Миша ушел из Кремля с чувством, что на него лучше смотреть снаружи, как и видел он его раньше. Да и вся Москва больше нравилась ему в целом, с высоты Воробьевых гор, например, а не изнутри, из тесноты ее грязноватых улочек и переулков. На Дону все было наоборот: в неказистых со стороны, пыльных хуторах и станицах не было никакой величественности, но здесь свято чтили все, что напоминало о могуществе и воинской славе Тихого Дона…
III
Февральские дни 1919 года на Верхнем Дону стояли томительные, холодные, серые. Жители притихших хуторов и станиц с каким-то противным, сосущим чувством под ложечкой ждали наступления сумерек, прислушивались к шагам, визгу санных полозьев за стеной. Наступал час арестов, когда красноармейские команды оцепляли улицы, вламывались в курени и забирали в кутузку казаков. Из кутузки уже никто не возвращался живым. В то же самое время, когда новую партию арестованных привозили в холодную, из нее выводили старых, освобождали место. Не было на Дону просторных арестантских домов, не имелась в них нужда в прежнее время. Приговоренных к расстрелу выводили из подвала со связанными за спиной руками, били прикладами в спину, отчего они падали на сани, как мешки с мукой, укладывали, живых, штабелями и везли за околицу.

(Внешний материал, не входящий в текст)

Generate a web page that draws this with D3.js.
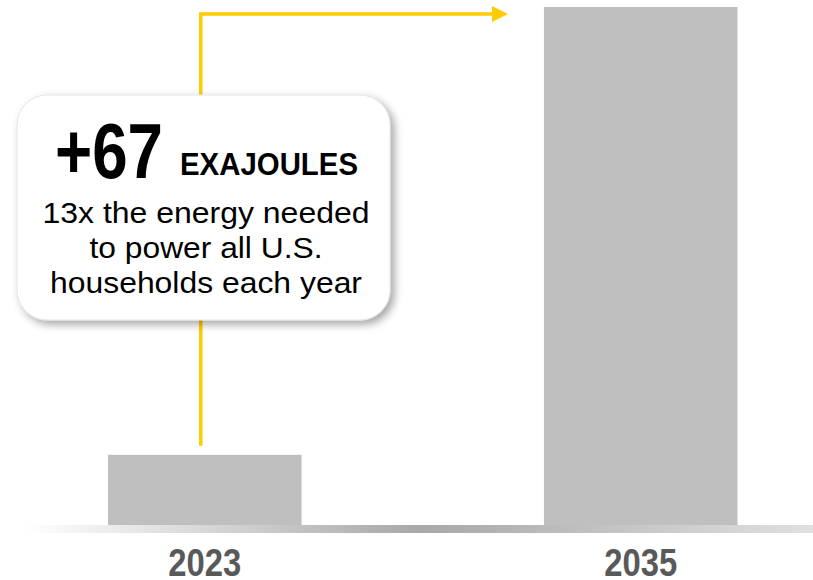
<!DOCTYPE html>
<html><head><meta charset="utf-8">
<script src="https://cdn.jsdelivr.net/npm/d3@7"></script>
<style>body{margin:0;background:#fff}svg{display:block}</style>
</head><body><svg id="c" width="813" height="580"></svg>
<script>
const categories = ["2023", "2035"];
const values = [10.5, 77.5];
const calloutBig = "+67";
const calloutUnit = "EXAJOULES";
const calloutLines = ["13x the energy needed", "to power all U.S.", "households each year"];

const W = 813, H = 580;
const svg = d3.select("#c");
const defs = svg.append("defs");
const FN = "'Liberation Sans',Arial,sans-serif";

const x = d3.scaleBand().domain(categories).range([108, 737.5]).paddingInner(0.556).paddingOuter(0);
const y = d3.scaleLinear().domain([0, 77.5]).range([525, 7]);

// baseline gradient
const g = defs.append("linearGradient").attr("id","base").attr("x1","0").attr("x2","1").attr("y1","0").attr("y2","0");
g.append("stop").attr("offset","0").attr("stop-color","#fff");
g.append("stop").attr("offset","0.5").attr("stop-color","#a8a8a8");
g.append("stop").attr("offset","1").attr("stop-color","#e0e0e0");
svg.append("rect").attr("x",25).attr("y",y(0)).attr("width",W-25).attr("height",8).attr("fill","url(#base)");

// bars
svg.selectAll("rect.bar").data(categories).join("rect").attr("class","bar")
  .attr("x", d => x(d)).attr("width", x.bandwidth())
  .attr("y", (d,i) => y(values[i])).attr("height", (d,i) => y(0) - y(values[i]))
  .attr("fill","#bfbfbf");

// axis labels
const xAxis = d3.axisBottom(x).tickSize(0).tickPadding(0);
const ax = svg.append("g").attr("transform",`translate(0,${y(0)})`).call(xAxis);
ax.select(".domain").remove();
ax.selectAll("text").attr("y",51).attr("dy",0).attr("font-family",FN).attr("font-weight","bold")
  .attr("font-size",38).attr("fill","#595959")
  .attr("textLength",73).attr("lengthAdjust","spacingAndGlyphs");

// arrow
const ax0 = x("2023") + x.bandwidth()/2 - 4;
const yel = "#ffcc00";
svg.append("path").attr("d",`M${ax0},${y(values[0]) - 9} V14 H493`).attr("fill","none")
  .attr("stroke",yel).attr("stroke-width",3.5);
svg.append("path").attr("d",`M492,6 L508,14 L492,22 Z`).attr("fill",yel);

// callout
const f = defs.append("filter").attr("id","sh").attr("x","-10%").attr("y","-10%").attr("width","130%").attr("height","130%");
f.append("feDropShadow").attr("dx",4).attr("dy",4).attr("stdDeviation",4).attr("flood-color","#000").attr("flood-opacity",0.35);
svg.append("rect").attr("x",17).attr("y",95).attr("width",373).attr("height",225).attr("rx",30)
  .attr("fill","#fff").attr("stroke","#e4e4e4").attr("stroke-width",1).attr("filter","url(#sh)");

svg.append("text").attr("x",55).attr("y",178).attr("font-family",FN).attr("font-weight","bold")
  .attr("font-size",77).attr("fill","#000").attr("textLength",108).attr("lengthAdjust","spacingAndGlyphs").text(calloutBig);
svg.append("text").attr("x",180).attr("y",175).attr("font-family",FN).attr("font-weight","bold")
  .attr("font-size",32).attr("fill","#000").attr("textLength",178).attr("lengthAdjust","spacingAndGlyphs").text(calloutUnit);

const lineW = [327, 233, 312];
svg.selectAll("text.line").data(calloutLines).join("text").attr("class","line")
  .attr("x",(d,i) => 206 - lineW[i]/2).attr("y",(d,i) => 223 + i*35)
  .attr("textLength",(d,i) => lineW[i]).attr("lengthAdjust","spacingAndGlyphs")
  .attr("font-family",FN).attr("font-size",30).attr("fill","#000").text(d => d);
</script></body></html>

За полночь для обитателей куреней, в которых уже побывали чекисты, начиналась страшная пытка. За околицей заводил свое татаканье пулемет — то короткими, но частыми очередями, то длинными, захлебывающимися, истеричными. Затем наступала тишина, но ненадолго, она прерывалась сухо щелкающими, как дрова в печке, винтовочными и револьверными выстрелами — добивали раненых. Нередко после этого на чьем-нибудь базу начинал выть пес — чуял, видимо, гибель хозяина-кормильца. А в хатах подвывали ему, взявшись за голову, бабы, чей сын или муж мог принять лютую смерть этой ночью. До самой смерти своей помнил Михаил этот вой, от которого стыла кровь в жилах.